Regulators have been forced to make repeat visits to some firms over concerns about the potential for money laundering, it has emerged.
The Solicitors Regulation Authority yesterday published its latest risk report which identified inadequate systems and controls over the transfer of money as a key problem facing the sector.
Regulators are concerned that law firms handling large sums of money can make attractive targets for those wishing to launder the proceeds of crime.
The SRA said reports about potential breaches of anti-money laundering rules continue to rise, with 184 in the last year.
Investigators have visited a number of firms to examine systems and controls, with a ‘small proportion’ requiring a second visit to discuss how they can be improved.
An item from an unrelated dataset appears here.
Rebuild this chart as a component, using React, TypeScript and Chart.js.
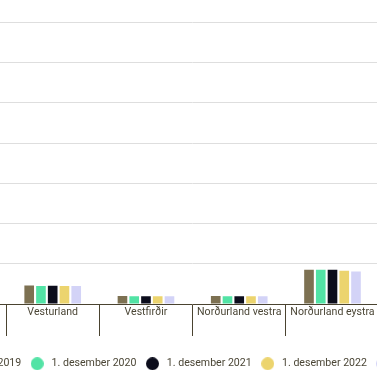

Examples of areas for improvement included staff training, the quality and consistency of customer due diligence and knowledge of when to report a matter to the National Crime Agency.
The SRA said money laundering is an issue that could affect firms of all sizes.
The biggest corporate practices with commercial clients need to carry out extra due diligence on high-net-worth individuals and should consider approving high-risk work on a case-by-case basis.
In smaller firms, particularly those that do conveyancing, senior partners will have to equip themselves with the knowledge to act as the firm’s money laundering reporting officer.
By law, firms are required to have a reporting officer, have a process to set out how and when to report suspicious activity, identify and verify the identity of clients and train relevant employees.
‘Anti-money laundering systems and controls do not have to be expensive, and should be proportionate to risk,’ added the SRA.
Other areas identified as risks to the solicitors’ profession are poor standard of service, misuse of client money, lack of diversity, improper or abusive litigation, lack of independence, information security and bogus law firms.
The number of reports received about bogus law firms has continued to increase.
In 2014 the SRA received 701 reports, which represented a 28% increase on 2013, and a 101% increase on 2012. Almost half of all reports of bogus law firms received in 2014 involved the identity theft of a genuine law firm or solicitor.